I hardened at the idea of spirituality almost ten years ago. At ideas about god. Or a universe that was maybe benevolent and moves in a way that can benefit all of us, if we might only get out of the way. Or in the idea that we are all more deeply connected than we could ever see on the surface. I was not interested in ideas like this.
This has changed a lot for me, because of Yoga and my commitment to working a recovery program over the last year. I now believe in a higher power. I don’t know if I call them god, exactly. That can still be a little cringe-worthy for me, depending on the day. But I believe that I am not the most powerful entity on this earth or in this universe. And some days, that is all I need to find something like contentment. There are powers greater than me. And some of them are benevolent.
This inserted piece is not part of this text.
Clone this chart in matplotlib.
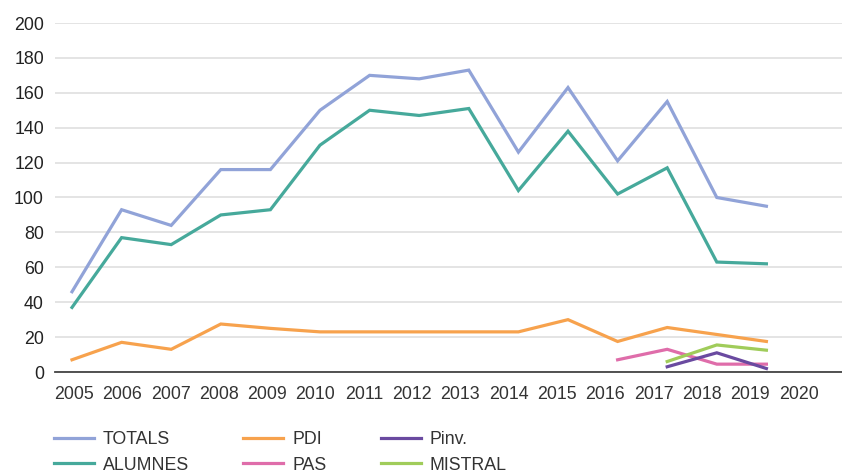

And because of my return to spirituality, I am able to recognize the deeply spiritual nature of racism. I believe that racism is a spiritual problem. And that all the books and the money and the college lectures in the world cannot, alone, eradicate it. They have not yet, after all. The research and statistics that are meant to compel us to change certainly have their place. But they will not save us. Because what happens when a white cop presses his knee into a black man who has already stopped breathing, or when a white cop opens fire at a playground because the black child somehow “looked” threatening, is a spiritual issue. An interior issue. Not an intellectual one. Not a statistical one. It is a spiritual issue, when what we instinctively feel toward someone we don’t know, is fear instead of love.
A Practice for Today:
Consider your spiritual journey (or however you want to refer to the part of you that does not involve skin and bones). Consider the role of spirituality in your life. Consider your resistance to it. How is your spirit part of your story? How have you abandoned your spirit for intellect or cognition? How has this served you, or not? Whether you believe in something greater than you, or not, write about how you came to that belief; and how that belief informs your understanding of the world around you.